Thanks guys. I feel better about it this morning. I think it's unrealistic that any of us would go, but I think I can be okay with that. I'll try to get the cousins to get me in touch with Sheldon, because I definitely can relate to his struggle.
It's stormy! So we're skipping church this morning. I proposed we all go back to bed after breakfast, but no one seems to be doing that. Except me! Well, okay, I'm in the bedroom hanging out online, but still, lazy Father's day, yay!
I do wish I'd taken a bath yesterday afternoon when I was thinking about it, though.
Oh, Liese! What a mess of lousy choices!
Oh, Liese, that's all so hard. I now feel bad about not going to a great-aunt's funeral when I was a callow youth, mostly for my grandmother. (Edit: I don't mean now as in just now, but now as an older person.)
Cold, rainy storm. We're probably getting new snow in the mountains. I am loving this weather, truly.
Timelies all!
My deepest sympathies, Liese.
Outrageous and Courageous: The Myth and Legend of Shecky Greene
A fascinating look at old-school comedy. Perhaps Hec might like it.
"Frank Sinatra saved my life once. He said, "Okay, boys. That's enough." - Shecky Greene
"You dirty Jew sunofabitch, you're sicker than Lenny Bruce." - Ed Sullivan yelling at Shecky Greene
The odd dichotomy of Shecky Greene is that, for anyone under the age of fifty, his name is associated with an out-moded style of comedy. To use the moniker Shecky is almost an insult, a parody. The name Shecky has been brandished by characters in plays, satires and short stories.
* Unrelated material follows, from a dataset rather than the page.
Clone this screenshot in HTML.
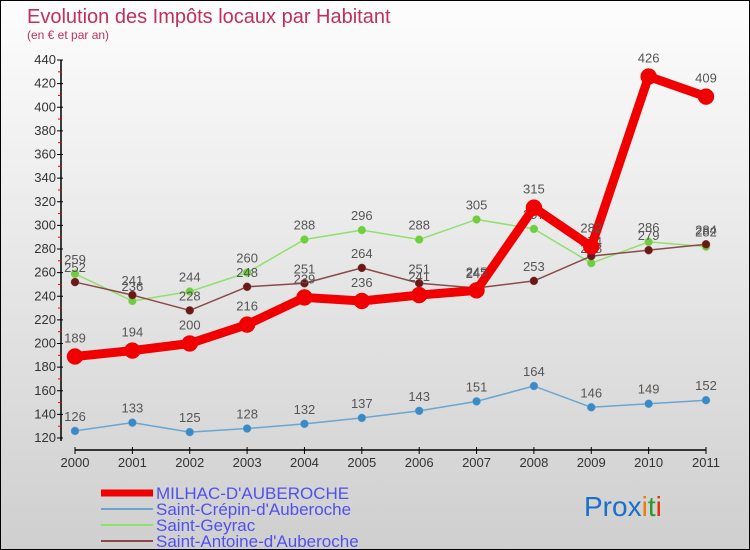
<!DOCTYPE html>
<html><head><meta charset="utf-8"><style>
html,body{margin:0;padding:0}
body{width:750px;height:550px;overflow:hidden;font-family:"Liberation Sans","DejaVu Sans",sans-serif}
#wrap{position:relative;width:748px;height:548px;border:1px solid #000;background:linear-gradient(#fdfdfd,#cfcfcf)}
</style></head><body>
<div id="wrap">
<svg id="chart" width="748" height="548" style="position:absolute;left:0;top:0">
<text x="26" y="22" font-size="20" fill="#c0305a">Evolution des Impôts locaux par Habitant</text>
<text x="26" y="38" font-size="12" fill="#c0305a">(en € et par an)</text>
<g id="axes"></g><g id="series"></g><g id="legend"></g>
<text x="583" y="515" font-size="28"><tspan fill="#1a6fc8">Pro</tspan><tspan fill="#1a6fc8">x</tspan><tspan fill="#f07a00">i</tspan><tspan fill="#2a9a2a">t</tspan><tspan fill="#e03010">i</tspan></text>
</svg>
</div>
<script>
const years=[2000,2001,2002,2003,2004,2005,2006,2007,2008,2009,2010,2011];
const milhac=[189,194,200,216,239,236,241,245,315,282,426,409];
const crepin=[126,133,125,128,132,137,143,151,164,146,149,152];
const geyrac=[259,236,244,260,288,296,288,305,297,268,286,282];
const antoine=[252,241,228,248,251,264,251,247,253,274,279,284];
const yTicks=[120,140,160,180,200,220,240,260,280,300,320,340,360,380,400,420,440];
const seriesNames=["MILHAC-D'AUBEROCHE","Saint-Crépin-d'Auberoche","Saint-Geyrac","Saint-Antoine-d'Auberoche"];

const NS="http://www.w3.org/2000/svg";
function X(i){return 74+i*(705-74)/(years.length-1);}
function Y(v){return 437-(v-120)*(437-59)/(440-120);}
function mk(tag,attrs,parent){const e=document.createElementNS(NS,tag);for(const k in attrs)e.setAttribute(k,attrs[k]);parent.appendChild(e);return e;}
const axes=document.getElementById('axes');
let e=mk('line',{x1:60,y1:59,x2:60,y2:440,stroke:'#000','stroke-width':1.5},axes);


yTicks.forEach((t,i)=>{
 let l=mk('line',{x1:56,y1:Y(t),x2:62,y2:Y(t),stroke:'#000'},axes);
 
 
 if(i<yTicks.length-1){let m=mk('line',{x1:57,y1:Y(t+10),x2:61,y2:Y(t+10),stroke:'#e00'},axes);
 
 }
 let tx=mk('text',{x:55,y:Y(t)+4,'text-anchor':'end','font-size':13,fill:'#333'},axes);tx.textContent=t;
 
 
});
e=mk('line',{x1:74,y1:449,x2:705,y2:449,stroke:'#000','stroke-width':1.5},axes);


years.forEach((yr,i)=>{
 let l=mk('line',{x1:X(i),y1:446,x2:X(i),y2:453,stroke:'#000'},axes);
 
 
 let tx=mk('text',{x:X(i),y:466,'text-anchor':'middle','font-size':13,fill:'#333'},axes);tx.textContent=yr;
 
 
});
const sg=document.getElementById('series');
function draw(data,color,w,r,name,dot){
 const g=mk('g',{},sg);
 
 
 let p=mk('polyline',{points:data.map((v,i)=>X(i)+','+Y(v)).join(' '),fill:'none',stroke:color,'stroke-width':w,'stroke-linejoin':'round'},g);
 
 
 data.forEach((v,i)=>{
  let c=mk('circle',{cx:X(i),cy:Y(v),r:r,fill:dot,stroke:color,'stroke-width':0.5},g);
  
  
  let t=mk('text',{x:X(i),y:Y(v)-(r+6),'text-anchor':'middle','font-size':13,fill:'#555'},g);t.textContent=v;
  
  
 });
}
draw(crepin,'#6aa6d0',1.5,4,'crepin','#3a8ac8');
draw(geyrac,'#90e070',1.5,4,'geyrac','#70cc40');
draw(antoine,'#8b4a4a',1.5,4,'antoine','#6a1818');
draw(milhac,'#f00000',9,8,'milhac','#f00000');
const lg=document.getElementById('legend');
const lcol=['#f00000','#6aa6d0','#90e070','#8b4a4a'],lw=[7,2,2,2];
seriesNames.forEach((n,i)=>{
 const y=492+i*16;
 let l=mk('line',{x1:100,y1:y,x2:152,y2:y,stroke:lcol[i],'stroke-width':lw[i]},lg);
 
 
 let t=mk('text',{x:155,y:y+6,'font-size':17,fill:'#5050f0'},lg);t.textContent=n;
 
 
});
</script>
</body></html>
The appellation is used to indicate that this is a comedian to please grandpa, something for the pastrami sandwich nostalgist, a treat for those who believe Henny Youngman was an intellectual and Mort Sahl was a traitorous, communist bum.
The truth is that if Shecky Greene were emerging today he would be considered the leading voice in what is vaguely defined as alternative comedy. Greene was experimental beyond belief, possessing a kinetic and forceful dynamism that spilled off the stage into his every day life. Comedy's great non-conformist, the very hotels that employed him often had him arrested - only to cover his bail a day later. When other comics finished their final performance they rushed to where Shecky was playing to soak in his brilliant madness. "One of the greatest I ever saw in a nightclub!" screams contemporary Pat Cooper. "I saw him at The Riviera five, six, seven times. I saw him climb the curtain and do twenty minutes from on top of the curtain! He destroyed an audience." Cooper's take is not just an opinion - it is the consensus.
Shecky Greene was not your grandpa's comedian, but with little modern memory of what Shecky Greene's act consisted of, the symbolic nature of his name has been distorted. His contemporaries remember his irreverence. They say he was the most unforgettable comedy performer they ever saw. Ask them what he said on stage - nobody has a clue. He was and always would be a creature of the nightclub; flying off on wild tangents and pulling remarkable stunts, climbing walls and fighting owners. He invented a hysterical, free-form approach to comedy that the confines of a five minute television spot could not handle. Shecky was praised by comedy legend Jack Benny, idolized by comedic subversive Lenny Bruce and lauded by the genre-expanding revolutionary Ernie Kovacs. His reckless abandon on stage fueled a comedic genius, but that same reckless abandon lead to incredible feats of off stage chicanery and fatalistic tumult. One example occurred on a drunken summer evening as Greene and his best friend/nemesis Buddy Hackett viciously fought into the Nevada night, wrestling each other to the desert ground. Hackett, brandishing a firearm, threatened to blow Greene's head off, but Shecky won the struggle. Greene, his foot pressed triumphantly on the throat of the defeated Hackett promised, "If you get up, Buddy - I'm going to kill you."
Rather long, and has sections titled "THE NAT KING COLE INCIDENT", "THE ED SULLIVAN INCIDENT", "THE FRANK SINATRA INCIDENT" and "THE JERRY LEWIS INCIDENT".
Happy birthday, Plei! I hope it's full of Scotch and nail polish. Not mixed in the same glass, though.
Perhaps Hec might like it.
That does sound cool. Any story that ends with a man's foot on Buddy Hackett's throat in the Nevada desert intrigues me.